**Written instruction**
Produce an exact transcription of the listing below, omitting the pictures.

**Recorded information**
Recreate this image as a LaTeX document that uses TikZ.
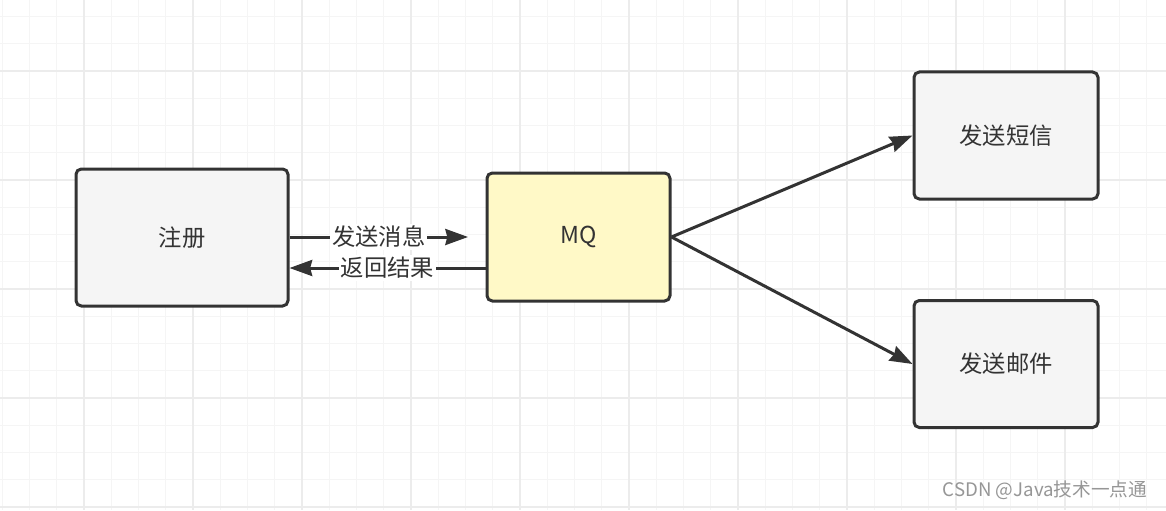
\documentclass[tikz,border=0pt]{standalone}
\usepackage{fontspec}
\setmainfont{Noto Sans CJK SC}
\usepackage{tikz}
\usetikzlibrary{arrows.meta, positioning, calc}
\definecolor{inkgray}{RGB}{51,51,51}
\definecolor{boxfill}{RGB}{245,245,245}
\definecolor{mqfill}{RGB}{255,249,199}
\definecolor{gridminor}{RGB}{245,245,245}
\definecolor{gridmajor}{RGB}{236,236,236}
\definecolor{markgray}{RGB}{150,150,150}
\tikzset{
  block/.style={rectangle, rounded corners=4pt, draw=inkgray, text=inkgray,
    line width=2.25pt, fill=boxfill, font=\fontsize{17.5pt}{20pt}\selectfont},
  regblock/.style={block, minimum width=159pt, minimum height=102.75pt},
  mqblock/.style={block, fill=mqfill, minimum width=137.25pt, minimum height=96pt},
  outblock/.style={block, minimum width=138pt, minimum height=95.25pt},
  arrow/.style={-{Stealth[length=17pt, width=12pt, inset=1.5pt]},
    line width=2.25pt, color=inkgray},
  msglabel/.style={fill=white, text=inkgray, inner sep=1.5pt,
    font=\fontsize{17.5pt}{20pt}\selectfont},
}

\begin{document}
\begin{tikzpicture}[x=0.75pt, y=-0.75pt]

  \useasboundingbox (0,0) rectangle (1166,510);
  \fill[white] (0,0) rectangle (1166,510);

  %% ── background grid ─────────────────────────────────────────
  \foreach \k in {0,...,42}
    \draw[gridminor, line width=1pt] ({2.25+27.25*\k},0) -- ({2.25+27.25*\k},510);
  \foreach \k in {0,...,18}
    \draw[gridminor, line width=1pt] (0,{16.5+27.25*\k}) -- (1166,{16.5+27.25*\k});
  \foreach \k in {0,...,10}
    \draw[gridmajor, line width=1pt] ({84+109*\k},0) -- ({84+109*\k},510);
  \foreach \k in {0,...,4}
    \draw[gridmajor, line width=1pt] (0,{71+109*\k}) -- (1166,{71+109*\k});

  %% ── boxes ───────────────────────────────────────────────────
  \node[regblock] (reg) at (182,237.5) {注册};
  \node[mqblock]  (mq)  at (578.5,237) {MQ};
  \node[outblock] (sms)  at (1006,135.5) {发送短信};
  \node[outblock] (mail) at (1006,364) {发送邮件};

  %% ── register <-> MQ ─────────────────────────────────────────
  \coordinate (sendend) at (468,237);
  \coordinate (backy) at (0,268);
  \draw[arrow] (reg.east |- sendend) -- node[msglabel] {发送消息} (sendend);
  \draw[arrow] (mq.west |- backy) -- node[msglabel] {返回结果} (reg.east |- backy);

  %% ── MQ fan-out ──────────────────────────────────────────────
  \draw[arrow] (mq.east) -- (sms.west);
  \draw[arrow] (mq.east) -- (mail.west);

  % watermark
  \node[anchor=east, text=markgray, font=\fontsize{14pt}{16pt}\selectfont]
    (mark) at (1152,490) {CSDN @Java技术一点通};

\end{tikzpicture}
\end{document}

**Complete response**
Recreate this image as a LaTeX document that uses TikZ.
\documentclass[tikz,border=0pt]{standalone}
\usepackage{fontspec}
\setmainfont{Noto Sans CJK SC}
\usepackage{tikz}
\usetikzlibrary{arrows.meta, positioning, calc}
\definecolor{inkgray}{RGB}{51,51,51}
\definecolor{boxfill}{RGB}{245,245,245}
\definecolor{mqfill}{RGB}{255,249,199}
\definecolor{gridminor}{RGB}{245,245,245}
\definecolor{gridmajor}{RGB}{236,236,236}
\definecolor{markgray}{RGB}{150,150,150}
\tikzset{
  block/.style={rectangle, rounded corners=4pt, draw=inkgray, text=inkgray,
    line width=2.25pt, fill=boxfill, font=\fontsize{17.5pt}{20pt}\selectfont},
  regblock/.style={block, minimum width=159pt, minimum height=102.75pt},
  mqblock/.style={block, fill=mqfill, minimum width=137.25pt, minimum height=96pt},
  outblock/.style={block, minimum width=138pt, minimum height=95.25pt},
  arrow/.style={-{Stealth[length=17pt, width=12pt, inset=1.5pt]},
    line width=2.25pt, color=inkgray},
  msglabel/.style={fill=white, text=inkgray, inner sep=1.5pt,
    font=\fontsize{17.5pt}{20pt}\selectfont},
}

\begin{document}
\begin{tikzpicture}[x=0.75pt, y=-0.75pt]

  \useasboundingbox (0,0) rectangle (1166,510);
  \fill[white] (0,0) rectangle (1166,510);

  %% ── background grid ─────────────────────────────────────────
  \foreach \k in {0,...,42}
    \draw[gridminor, line width=1pt] ({2.25+27.25*\k},0) -- ({2.25+27.25*\k},510);
  \foreach \k in {0,...,18}
    \draw[gridminor, line width=1pt] (0,{16.5+27.25*\k}) -- (1166,{16.5+27.25*\k});
  \foreach \k in {0,...,10}
    \draw[gridmajor, line width=1pt] ({84+109*\k},0) -- ({84+109*\k},510);
  \foreach \k in {0,...,4}
    \draw[gridmajor, line width=1pt] (0,{71+109*\k}) -- (1166,{71+109*\k});

  %% ── boxes ───────────────────────────────────────────────────
  \node[regblock] (reg) at (182,237.5) {注册};
  \node[mqblock]  (mq)  at (578.5,237) {MQ};
  \node[outblock] (sms)  at (1006,135.5) {发送短信};
  \node[outblock] (mail) at (1006,364) {发送邮件};

  %% ── register <-> MQ ─────────────────────────────────────────
  \coordinate (sendend) at (468,237);
  \coordinate (backy) at (0,268);
  \draw[arrow] (reg.east |- sendend) -- node[msglabel] {发送消息} (sendend);
  \draw[arrow] (mq.west |- backy) -- node[msglabel] {返回结果} (reg.east |- backy);

  %% ── MQ fan-out ──────────────────────────────────────────────
  \draw[arrow] (mq.east) -- (sms.west);
  \draw[arrow] (mq.east) -- (mail.west);

  % watermark
  \node[anchor=east, text=markgray, font=\fontsize{14pt}{16pt}\selectfont]
    (mark) at (1152,490) {CSDN @Java技术一点通};

\end{tikzpicture}
\end{document}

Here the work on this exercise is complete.